### DATASET ###

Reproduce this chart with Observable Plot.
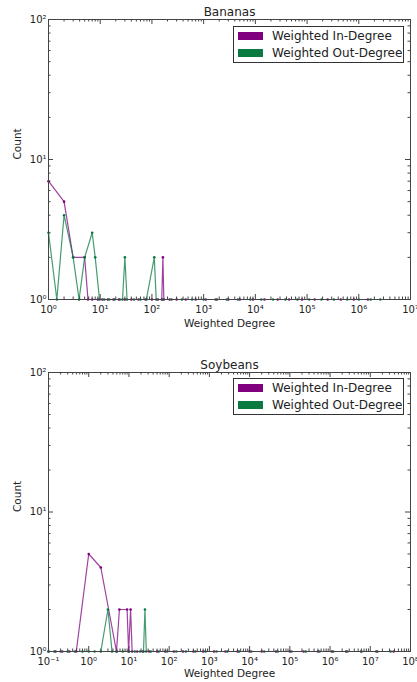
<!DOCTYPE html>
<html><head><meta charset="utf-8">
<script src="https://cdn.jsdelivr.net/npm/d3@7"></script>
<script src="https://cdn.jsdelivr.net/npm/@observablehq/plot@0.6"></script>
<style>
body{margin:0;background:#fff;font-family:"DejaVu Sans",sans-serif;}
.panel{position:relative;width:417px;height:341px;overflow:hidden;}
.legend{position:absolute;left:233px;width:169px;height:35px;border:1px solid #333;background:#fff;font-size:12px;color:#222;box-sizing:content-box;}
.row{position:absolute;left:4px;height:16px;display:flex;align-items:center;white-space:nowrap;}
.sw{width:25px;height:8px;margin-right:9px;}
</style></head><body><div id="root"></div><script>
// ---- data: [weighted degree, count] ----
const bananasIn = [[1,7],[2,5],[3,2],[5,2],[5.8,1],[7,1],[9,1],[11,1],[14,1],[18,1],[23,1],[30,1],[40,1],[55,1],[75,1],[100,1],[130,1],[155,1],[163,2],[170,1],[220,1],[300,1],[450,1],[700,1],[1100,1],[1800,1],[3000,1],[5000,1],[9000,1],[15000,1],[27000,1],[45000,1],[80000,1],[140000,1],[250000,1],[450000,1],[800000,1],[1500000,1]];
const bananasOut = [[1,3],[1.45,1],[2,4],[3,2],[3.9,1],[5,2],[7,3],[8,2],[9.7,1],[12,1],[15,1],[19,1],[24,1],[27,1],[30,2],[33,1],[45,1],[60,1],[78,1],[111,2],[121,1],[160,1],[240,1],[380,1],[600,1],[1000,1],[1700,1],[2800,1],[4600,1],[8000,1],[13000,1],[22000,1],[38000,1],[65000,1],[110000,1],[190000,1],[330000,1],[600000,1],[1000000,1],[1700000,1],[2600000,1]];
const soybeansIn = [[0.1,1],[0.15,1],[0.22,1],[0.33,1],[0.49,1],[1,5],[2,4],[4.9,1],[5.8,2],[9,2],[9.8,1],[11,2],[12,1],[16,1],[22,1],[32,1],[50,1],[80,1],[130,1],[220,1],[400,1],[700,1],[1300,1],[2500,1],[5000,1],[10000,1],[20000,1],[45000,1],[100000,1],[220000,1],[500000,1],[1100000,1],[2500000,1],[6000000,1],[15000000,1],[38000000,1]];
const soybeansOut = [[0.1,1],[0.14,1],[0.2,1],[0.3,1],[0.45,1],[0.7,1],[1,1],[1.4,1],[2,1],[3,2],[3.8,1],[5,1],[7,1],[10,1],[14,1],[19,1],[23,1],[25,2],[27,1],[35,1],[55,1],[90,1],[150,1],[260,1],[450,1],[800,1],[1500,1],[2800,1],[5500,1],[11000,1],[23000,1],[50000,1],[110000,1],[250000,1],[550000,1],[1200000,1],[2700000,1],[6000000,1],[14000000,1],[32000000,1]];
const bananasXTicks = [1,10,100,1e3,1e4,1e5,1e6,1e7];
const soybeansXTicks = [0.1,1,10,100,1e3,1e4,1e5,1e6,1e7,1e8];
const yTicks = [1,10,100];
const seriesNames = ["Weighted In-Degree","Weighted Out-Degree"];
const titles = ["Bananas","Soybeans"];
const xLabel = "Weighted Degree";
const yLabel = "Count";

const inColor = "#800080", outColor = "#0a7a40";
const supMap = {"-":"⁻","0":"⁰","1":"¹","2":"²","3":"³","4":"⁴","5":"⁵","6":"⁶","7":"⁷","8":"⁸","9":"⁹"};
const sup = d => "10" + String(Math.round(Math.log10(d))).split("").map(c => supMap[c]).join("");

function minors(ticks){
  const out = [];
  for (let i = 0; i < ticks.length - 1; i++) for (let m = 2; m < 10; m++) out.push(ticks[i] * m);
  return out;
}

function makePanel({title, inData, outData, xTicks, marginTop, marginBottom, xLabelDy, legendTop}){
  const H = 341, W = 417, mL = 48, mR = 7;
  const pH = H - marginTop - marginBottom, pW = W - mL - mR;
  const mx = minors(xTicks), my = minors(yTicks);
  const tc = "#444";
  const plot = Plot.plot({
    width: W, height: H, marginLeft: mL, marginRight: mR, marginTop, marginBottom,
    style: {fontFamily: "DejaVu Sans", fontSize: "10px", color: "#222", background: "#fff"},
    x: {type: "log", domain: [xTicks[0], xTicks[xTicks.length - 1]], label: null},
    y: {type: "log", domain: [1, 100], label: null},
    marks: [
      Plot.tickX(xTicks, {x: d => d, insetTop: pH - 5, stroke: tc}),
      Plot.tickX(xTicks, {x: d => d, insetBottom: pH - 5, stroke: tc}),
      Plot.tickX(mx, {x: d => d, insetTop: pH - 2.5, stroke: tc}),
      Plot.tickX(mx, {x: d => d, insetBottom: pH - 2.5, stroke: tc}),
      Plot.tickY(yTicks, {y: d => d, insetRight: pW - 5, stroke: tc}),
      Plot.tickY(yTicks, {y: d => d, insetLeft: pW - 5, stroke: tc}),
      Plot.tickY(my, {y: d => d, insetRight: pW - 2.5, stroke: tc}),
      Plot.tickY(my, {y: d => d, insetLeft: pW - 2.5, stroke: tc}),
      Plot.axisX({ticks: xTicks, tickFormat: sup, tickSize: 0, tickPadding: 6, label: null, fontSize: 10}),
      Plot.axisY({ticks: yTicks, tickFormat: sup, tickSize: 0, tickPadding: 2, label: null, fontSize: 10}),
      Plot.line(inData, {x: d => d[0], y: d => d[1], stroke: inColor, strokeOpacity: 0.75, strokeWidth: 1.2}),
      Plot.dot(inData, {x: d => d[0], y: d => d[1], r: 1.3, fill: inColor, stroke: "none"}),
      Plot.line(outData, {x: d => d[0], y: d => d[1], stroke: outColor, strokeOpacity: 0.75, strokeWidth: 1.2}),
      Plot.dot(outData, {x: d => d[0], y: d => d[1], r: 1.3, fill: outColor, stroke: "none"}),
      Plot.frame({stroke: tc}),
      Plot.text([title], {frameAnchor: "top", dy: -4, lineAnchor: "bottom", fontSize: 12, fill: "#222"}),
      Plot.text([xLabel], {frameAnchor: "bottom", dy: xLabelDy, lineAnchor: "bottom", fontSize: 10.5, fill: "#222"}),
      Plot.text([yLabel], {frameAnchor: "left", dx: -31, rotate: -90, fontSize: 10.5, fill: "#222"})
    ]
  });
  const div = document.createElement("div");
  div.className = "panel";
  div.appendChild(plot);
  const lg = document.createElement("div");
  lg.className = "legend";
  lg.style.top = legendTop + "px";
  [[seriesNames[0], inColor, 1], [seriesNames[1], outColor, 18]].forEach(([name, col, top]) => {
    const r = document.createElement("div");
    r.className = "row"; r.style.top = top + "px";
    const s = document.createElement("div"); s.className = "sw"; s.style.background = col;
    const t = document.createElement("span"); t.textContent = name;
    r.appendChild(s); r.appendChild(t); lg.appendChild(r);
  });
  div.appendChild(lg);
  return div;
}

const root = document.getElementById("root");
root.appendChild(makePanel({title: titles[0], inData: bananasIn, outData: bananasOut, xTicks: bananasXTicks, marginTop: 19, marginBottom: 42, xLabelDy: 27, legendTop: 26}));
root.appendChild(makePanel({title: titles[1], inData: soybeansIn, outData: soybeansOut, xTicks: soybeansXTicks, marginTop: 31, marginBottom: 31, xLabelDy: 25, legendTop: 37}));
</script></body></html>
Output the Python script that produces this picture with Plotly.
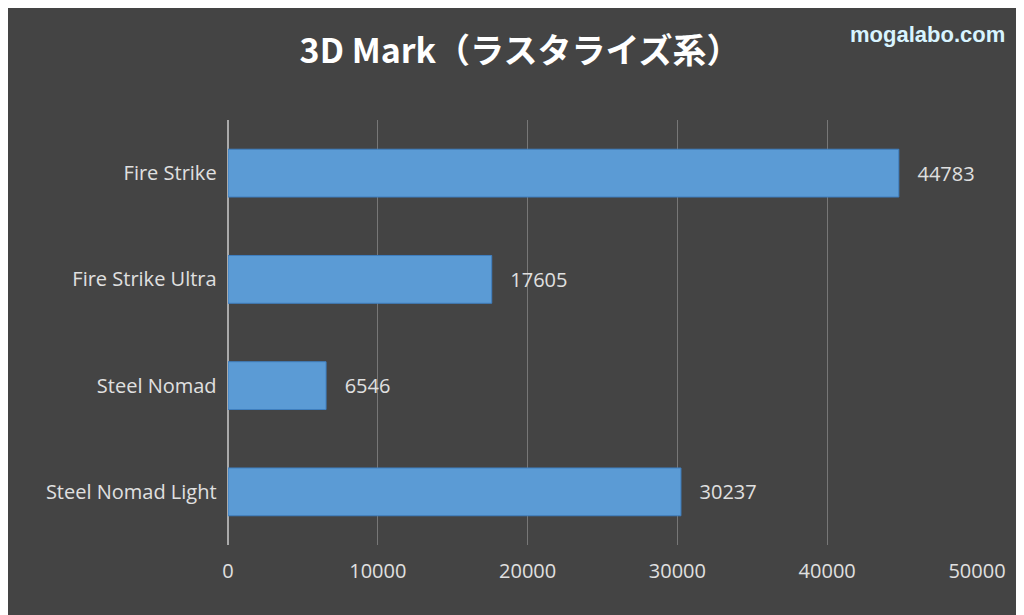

###

Skip the pictures and transcribe the rest of the records exactly.

## [ANSWER TO THE PROBLEM]
Reproduce this chart with Observable Plot.
<!DOCTYPE html>
<html><head><meta charset="utf-8">
<script src="https://cdn.jsdelivr.net/npm/d3@7"></script>
<script src="https://cdn.jsdelivr.net/npm/@observablehq/plot@0.6"></script>
<style>
body{margin:0;background:#fff;font-family:"DejaVu Sans",sans-serif;}
.panel{position:relative;width:417px;height:341px;overflow:hidden;}
.legend{position:absolute;left:233px;width:169px;height:35px;border:1px solid #333;background:#fff;font-size:12px;color:#222;box-sizing:content-box;}
.row{position:absolute;left:4px;height:16px;display:flex;align-items:center;white-space:nowrap;}
.sw{width:25px;height:8px;margin-right:9px;}
</style></head><body><div id="root"></div><script>
// ---- data: [weighted degree, count] ----
const bananasIn = [[1,7],[2,5],[3,2],[5,2],[5.8,1],[7,1],[9,1],[11,1],[14,1],[18,1],[23,1],[30,1],[40,1],[55,1],[75,1],[100,1],[130,1],[155,1],[163,2],[170,1],[220,1],[300,1],[450,1],[700,1],[1100,1],[1800,1],[3000,1],[5000,1],[9000,1],[15000,1],[27000,1],[45000,1],[80000,1],[140000,1],[250000,1],[450000,1],[800000,1],[1500000,1]];
const bananasOut = [[1,3],[1.45,1],[2,4],[3,2],[3.9,1],[5,2],[7,3],[8,2],[9.7,1],[12,1],[15,1],[19,1],[24,1],[27,1],[30,2],[33,1],[45,1],[60,1],[78,1],[111,2],[121,1],[160,1],[240,1],[380,1],[600,1],[1000,1],[1700,1],[2800,1],[4600,1],[8000,1],[13000,1],[22000,1],[38000,1],[65000,1],[110000,1],[190000,1],[330000,1],[600000,1],[1000000,1],[1700000,1],[2600000,1]];
const soybeansIn = [[0.1,1],[0.15,1],[0.22,1],[0.33,1],[0.49,1],[1,5],[2,4],[4.9,1],[5.8,2],[9,2],[9.8,1],[11,2],[12,1],[16,1],[22,1],[32,1],[50,1],[80,1],[130,1],[220,1],[400,1],[700,1],[1300,1],[2500,1],[5000,1],[10000,1],[20000,1],[45000,1],[100000,1],[220000,1],[500000,1],[1100000,1],[2500000,1],[6000000,1],[15000000,1],[38000000,1]];
const soybeansOut = [[0.1,1],[0.14,1],[0.2,1],[0.3,1],[0.45,1],[0.7,1],[1,1],[1.4,1],[2,1],[3,2],[3.8,1],[5,1],[7,1],[10,1],[14,1],[19,1],[23,1],[25,2],[27,1],[35,1],[55,1],[90,1],[150,1],[260,1],[450,1],[800,1],[1500,1],[2800,1],[5500,1],[11000,1],[23000,1],[50000,1],[110000,1],[250000,1],[550000,1],[1200000,1],[2700000,1],[6000000,1],[14000000,1],[32000000,1]];
const bananasXTicks = [1,10,100,1e3,1e4,1e5,1e6,1e7];
const soybeansXTicks = [0.1,1,10,100,1e3,1e4,1e5,1e6,1e7,1e8];
const yTicks = [1,10,100];
const seriesNames = ["Weighted In-Degree","Weighted Out-Degree"];
const titles = ["Bananas","Soybeans"];
const xLabel = "Weighted Degree";
const yLabel = "Count";

const inColor = "#800080", outColor = "#0a7a40";
const supMap = {"-":"⁻","0":"⁰","1":"¹","2":"²","3":"³","4":"⁴","5":"⁵","6":"⁶","7":"⁷","8":"⁸","9":"⁹"};
const sup = d => "10" + String(Math.round(Math.log10(d))).split("").map(c => supMap[c]).join("");

function minors(ticks){
  const out = [];
  for (let i = 0; i < ticks.length - 1; i++) for (let m = 2; m < 10; m++) out.push(ticks[i] * m);
  return out;
}

function makePanel({title, inData, outData, xTicks, marginTop, marginBottom, xLabelDy, legendTop}){
  const H = 341, W = 417, mL = 48, mR = 7;
  const pH = H - marginTop - marginBottom, pW = W - mL - mR;
  const mx = minors(xTicks), my = minors(yTicks);
  const tc = "#444";
  const plot = Plot.plot({
    width: W, height: H, marginLeft: mL, marginRight: mR, marginTop, marginBottom,
    style: {fontFamily: "DejaVu Sans", fontSize: "10px", color: "#222", background: "#fff"},
    x: {type: "log", domain: [xTicks[0], xTicks[xTicks.length - 1]], label: null},
    y: {type: "log", domain: [1, 100], label: null},
    marks: [
      Plot.tickX(xTicks, {x: d => d, insetTop: pH - 5, stroke: tc}),
      Plot.tickX(xTicks, {x: d => d, insetBottom: pH - 5, stroke: tc}),
      Plot.tickX(mx, {x: d => d, insetTop: pH - 2.5, stroke: tc}),
      Plot.tickX(mx, {x: d => d, insetBottom: pH - 2.5, stroke: tc}),
      Plot.tickY(yTicks, {y: d => d, insetRight: pW - 5, stroke: tc}),
      Plot.tickY(yTicks, {y: d => d, insetLeft: pW - 5, stroke: tc}),
      Plot.tickY(my, {y: d => d, insetRight: pW - 2.5, stroke: tc}),
      Plot.tickY(my, {y: d => d, insetLeft: pW - 2.5, stroke: tc}),
      Plot.axisX({ticks: xTicks, tickFormat: sup, tickSize: 0, tickPadding: 6, label: null, fontSize: 10}),
      Plot.axisY({ticks: yTicks, tickFormat: sup, tickSize: 0, tickPadding: 2, label: null, fontSize: 10}),
      Plot.line(inData, {x: d => d[0], y: d => d[1], stroke: inColor, strokeOpacity: 0.75, strokeWidth: 1.2}),
      Plot.dot(inData, {x: d => d[0], y: d => d[1], r: 1.3, fill: inColor, stroke: "none"}),
      Plot.line(outData, {x: d => d[0], y: d => d[1], stroke: outColor, strokeOpacity: 0.75, strokeWidth: 1.2}),
      Plot.dot(outData, {x: d => d[0], y: d => d[1], r: 1.3, fill: outColor, stroke: "none"}),
      Plot.frame({stroke: tc}),
      Plot.text([title], {frameAnchor: "top", dy: -4, lineAnchor: "bottom", fontSize: 12, fill: "#222"}),
      Plot.text([xLabel], {frameAnchor: "bottom", dy: xLabelDy, lineAnchor: "bottom", fontSize: 10.5, fill: "#222"}),
      Plot.text([yLabel], {frameAnchor: "left", dx: -31, rotate: -90, fontSize: 10.5, fill: "#222"})
    ]
  });
  const div = document.createElement("div");
  div.className = "panel";
  div.appendChild(plot);
  const lg = document.createElement("div");
  lg.className = "legend";
  lg.style.top = legendTop + "px";
  [[seriesNames[0], inColor, 1], [seriesNames[1], outColor, 18]].forEach(([name, col, top]) => {
    const r = document.createElement("div");
    r.className = "row"; r.style.top = top + "px";
    const s = document.createElement("div"); s.className = "sw"; s.style.background = col;
    const t = document.createElement("span"); t.textContent = name;
    r.appendChild(s); r.appendChild(t); lg.appendChild(r);
  });
  div.appendChild(lg);
  return div;
}

const root = document.getElementById("root");
root.appendChild(makePanel({title: titles[0], inData: bananasIn, outData: bananasOut, xTicks: bananasXTicks, marginTop: 19, marginBottom: 42, xLabelDy: 27, legendTop: 26}));
root.appendChild(makePanel({title: titles[1], inData: soybeansIn, outData: soybeansOut, xTicks: soybeansXTicks, marginTop: 31, marginBottom: 31, xLabelDy: 25, legendTop: 37}));
</script></body></html>
Output the Python script that produces this picture with Plotly.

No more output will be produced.